▶ [YOUR INSTRUCTIONS]
Omit all images. Transcribe the rest of the material below exactly.

Plotting code records
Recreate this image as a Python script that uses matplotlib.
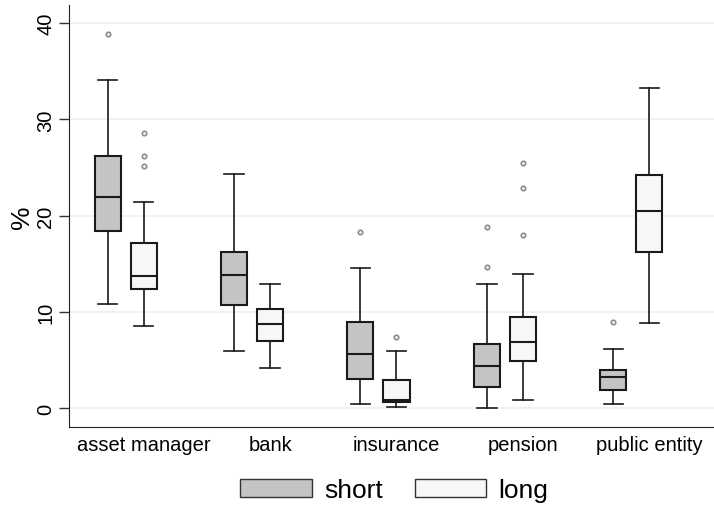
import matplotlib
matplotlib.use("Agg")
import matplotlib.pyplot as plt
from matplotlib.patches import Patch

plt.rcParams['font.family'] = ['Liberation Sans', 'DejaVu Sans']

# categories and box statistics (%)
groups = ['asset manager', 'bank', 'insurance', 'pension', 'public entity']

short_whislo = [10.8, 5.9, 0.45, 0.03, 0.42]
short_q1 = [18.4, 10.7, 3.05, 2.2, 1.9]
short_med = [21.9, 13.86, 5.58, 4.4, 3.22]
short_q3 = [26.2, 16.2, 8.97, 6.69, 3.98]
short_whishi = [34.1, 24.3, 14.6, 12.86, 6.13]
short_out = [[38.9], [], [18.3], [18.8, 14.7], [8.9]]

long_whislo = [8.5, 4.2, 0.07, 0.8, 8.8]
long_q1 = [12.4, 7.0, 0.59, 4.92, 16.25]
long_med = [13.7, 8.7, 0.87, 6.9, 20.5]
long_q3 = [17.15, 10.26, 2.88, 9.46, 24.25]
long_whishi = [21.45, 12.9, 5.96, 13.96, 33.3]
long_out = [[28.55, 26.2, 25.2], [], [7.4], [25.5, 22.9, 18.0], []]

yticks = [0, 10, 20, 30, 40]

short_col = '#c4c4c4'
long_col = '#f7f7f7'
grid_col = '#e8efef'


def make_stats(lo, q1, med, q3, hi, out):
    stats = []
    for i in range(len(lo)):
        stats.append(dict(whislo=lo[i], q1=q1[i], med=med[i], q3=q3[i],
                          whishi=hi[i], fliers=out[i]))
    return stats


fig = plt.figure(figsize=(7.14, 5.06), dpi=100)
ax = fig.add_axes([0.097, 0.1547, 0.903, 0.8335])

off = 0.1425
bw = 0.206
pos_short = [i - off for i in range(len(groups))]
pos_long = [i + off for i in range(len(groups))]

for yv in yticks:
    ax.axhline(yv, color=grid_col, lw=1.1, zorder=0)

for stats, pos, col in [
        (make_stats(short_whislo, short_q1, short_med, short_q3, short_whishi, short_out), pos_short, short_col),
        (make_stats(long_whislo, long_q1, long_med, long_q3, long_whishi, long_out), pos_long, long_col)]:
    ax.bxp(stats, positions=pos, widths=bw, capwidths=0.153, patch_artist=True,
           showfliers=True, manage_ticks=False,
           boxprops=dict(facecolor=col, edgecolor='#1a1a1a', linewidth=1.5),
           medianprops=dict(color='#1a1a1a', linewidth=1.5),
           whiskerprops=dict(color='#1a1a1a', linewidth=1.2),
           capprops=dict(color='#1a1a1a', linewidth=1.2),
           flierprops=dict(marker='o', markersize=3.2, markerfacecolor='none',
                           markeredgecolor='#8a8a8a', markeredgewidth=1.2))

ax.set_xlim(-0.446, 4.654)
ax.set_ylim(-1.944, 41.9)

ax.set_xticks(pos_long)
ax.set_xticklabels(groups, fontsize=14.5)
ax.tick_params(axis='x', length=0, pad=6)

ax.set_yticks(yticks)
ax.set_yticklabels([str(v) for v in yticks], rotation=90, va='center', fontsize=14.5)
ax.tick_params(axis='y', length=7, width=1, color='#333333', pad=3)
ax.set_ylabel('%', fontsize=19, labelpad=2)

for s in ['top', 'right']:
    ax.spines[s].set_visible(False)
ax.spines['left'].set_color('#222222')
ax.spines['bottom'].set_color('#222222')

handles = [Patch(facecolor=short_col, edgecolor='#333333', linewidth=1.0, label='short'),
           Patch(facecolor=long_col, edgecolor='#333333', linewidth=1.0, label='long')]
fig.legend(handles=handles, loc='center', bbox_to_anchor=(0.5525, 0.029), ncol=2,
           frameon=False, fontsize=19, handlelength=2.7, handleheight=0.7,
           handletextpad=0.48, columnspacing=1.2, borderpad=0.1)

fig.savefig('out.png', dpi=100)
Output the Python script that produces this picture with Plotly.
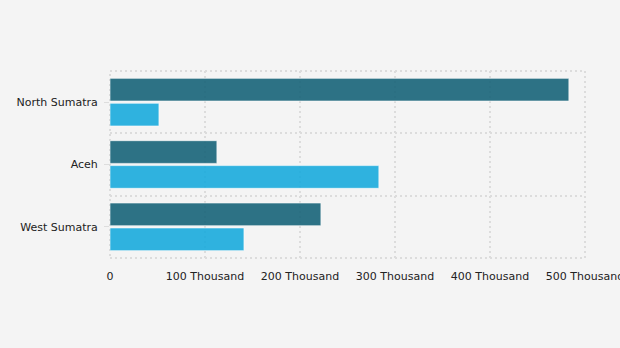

▶ [TASK SOLUTION]
Recreate this image as a Python script that uses matplotlib.
import matplotlib
matplotlib.use("Agg")
import matplotlib.pyplot as plt
from matplotlib.patches import Patch

plt.rcParams['font.family'] = ['Liberation Sans', 'DejaVu Sans']

# categories and box statistics (%)
groups = ['asset manager', 'bank', 'insurance', 'pension', 'public entity']

short_whislo = [10.8, 5.9, 0.45, 0.03, 0.42]
short_q1 = [18.4, 10.7, 3.05, 2.2, 1.9]
short_med = [21.9, 13.86, 5.58, 4.4, 3.22]
short_q3 = [26.2, 16.2, 8.97, 6.69, 3.98]
short_whishi = [34.1, 24.3, 14.6, 12.86, 6.13]
short_out = [[38.9], [], [18.3], [18.8, 14.7], [8.9]]

long_whislo = [8.5, 4.2, 0.07, 0.8, 8.8]
long_q1 = [12.4, 7.0, 0.59, 4.92, 16.25]
long_med = [13.7, 8.7, 0.87, 6.9, 20.5]
long_q3 = [17.15, 10.26, 2.88, 9.46, 24.25]
long_whishi = [21.45, 12.9, 5.96, 13.96, 33.3]
long_out = [[28.55, 26.2, 25.2], [], [7.4], [25.5, 22.9, 18.0], []]

yticks = [0, 10, 20, 30, 40]

short_col = '#c4c4c4'
long_col = '#f7f7f7'
grid_col = '#e8efef'


def make_stats(lo, q1, med, q3, hi, out):
    stats = []
    for i in range(len(lo)):
        stats.append(dict(whislo=lo[i], q1=q1[i], med=med[i], q3=q3[i],
                          whishi=hi[i], fliers=out[i]))
    return stats


fig = plt.figure(figsize=(7.14, 5.06), dpi=100)
ax = fig.add_axes([0.097, 0.1547, 0.903, 0.8335])

off = 0.1425
bw = 0.206
pos_short = [i - off for i in range(len(groups))]
pos_long = [i + off for i in range(len(groups))]

for yv in yticks:
    ax.axhline(yv, color=grid_col, lw=1.1, zorder=0)

for stats, pos, col in [
        (make_stats(short_whislo, short_q1, short_med, short_q3, short_whishi, short_out), pos_short, short_col),
        (make_stats(long_whislo, long_q1, long_med, long_q3, long_whishi, long_out), pos_long, long_col)]:
    ax.bxp(stats, positions=pos, widths=bw, capwidths=0.153, patch_artist=True,
           showfliers=True, manage_ticks=False,
           boxprops=dict(facecolor=col, edgecolor='#1a1a1a', linewidth=1.5),
           medianprops=dict(color='#1a1a1a', linewidth=1.5),
           whiskerprops=dict(color='#1a1a1a', linewidth=1.2),
           capprops=dict(color='#1a1a1a', linewidth=1.2),
           flierprops=dict(marker='o', markersize=3.2, markerfacecolor='none',
                           markeredgecolor='#8a8a8a', markeredgewidth=1.2))

ax.set_xlim(-0.446, 4.654)
ax.set_ylim(-1.944, 41.9)

ax.set_xticks(pos_long)
ax.set_xticklabels(groups, fontsize=14.5)
ax.tick_params(axis='x', length=0, pad=6)

ax.set_yticks(yticks)
ax.set_yticklabels([str(v) for v in yticks], rotation=90, va='center', fontsize=14.5)
ax.tick_params(axis='y', length=7, width=1, color='#333333', pad=3)
ax.set_ylabel('%', fontsize=19, labelpad=2)

for s in ['top', 'right']:
    ax.spines[s].set_visible(False)
ax.spines['left'].set_color('#222222')
ax.spines['bottom'].set_color('#222222')

handles = [Patch(facecolor=short_col, edgecolor='#333333', linewidth=1.0, label='short'),
           Patch(facecolor=long_col, edgecolor='#333333', linewidth=1.0, label='long')]
fig.legend(handles=handles, loc='center', bbox_to_anchor=(0.5525, 0.029), ncol=2,
           frameon=False, fontsize=19, handlelength=2.7, handleheight=0.7,
           handletextpad=0.48, columnspacing=1.2, borderpad=0.1)

fig.savefig('out.png', dpi=100)
Output the Python script that produces this picture with Plotly.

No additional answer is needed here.